Some strategists warn that investors’ extreme optimism about the economy and markets is a cause of concern in and of itself. About two-thirds of investors recently polled by Bank of America are expecting a soft landing, a sharp about-face from the start of the year.

Goldman Sachs Group analysts, who correctly predicted that the economy wouldn’t enter a recession in 2023, said they expect the S&P 500 to end 2024 at 5100, a 6.6% jump from current levels.

But if investors have learned anything from 2023, it is the difficulty of making accurate predictions about the market’s next turn.

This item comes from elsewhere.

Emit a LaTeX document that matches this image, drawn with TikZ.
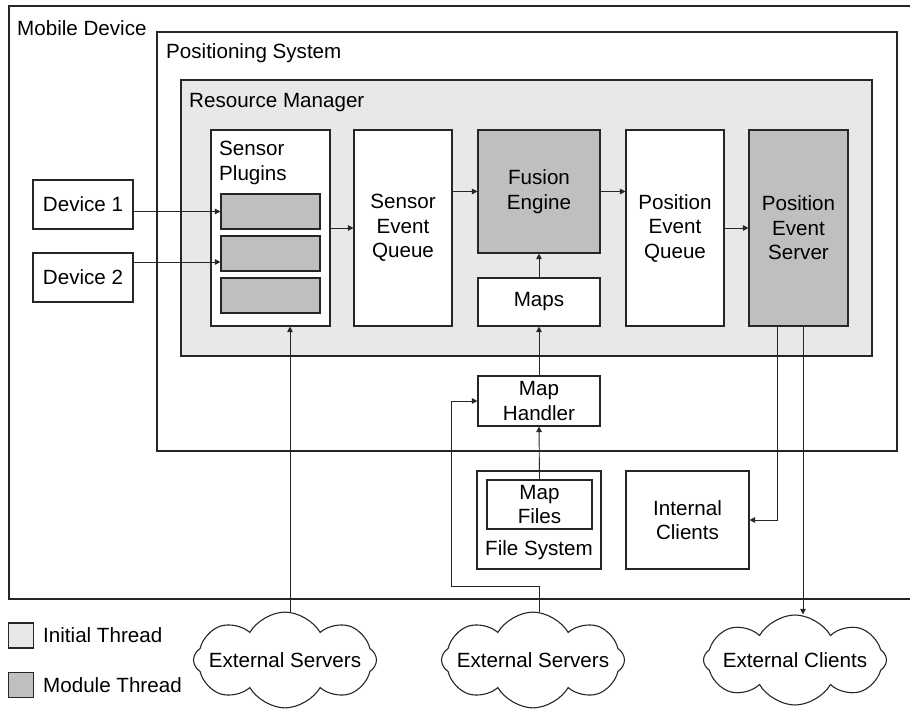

Few anticipated that a mania over artificial intelligence would help power stocks to new heights. A blockbuster earnings report from Nvidia in May crowned the graphics-chip maker as the stock market’s next star and launched a frenzy around AI that persisted for much of 2023.

The enthusiasm propelled tech shares higher, helping mask poor performance in other corners of the market. Nvidia more than tripled to lead the S&P 500. The Magnificent Seven replaced FANG (or FAANG) as the favored nickname for the market’s leaders. Nvidia, Apple, Microsoft, Alphabet, Amazon.com, Tesla and Meta Platforms swelled to represent about 30% of the S&P 500’s market value and were responsible for much of its 2023 gains.

That left some strategists concerned about the narrow rally and the valuations commanded by those stocks. Nvidia, for example, trades at about 25 times its projected earnings over the next 12 months, while the S&P 500 trades at around 20 times future earnings, above its historic averages.

Yet in the final weeks of the year, euphoria set in when the Fed indicated it would likely shift to trimming interest rates, rather than raising them.

An “everything rally" pushed up prices of assets—from gold to bitcoin to risky corporate bonds and investments in far-reaching corners of the stock market. The S&P 500 is poised to end the year on a nine-week winning streak, its longest such rally in nearly 20 years. Bitcoin prices more than doubled.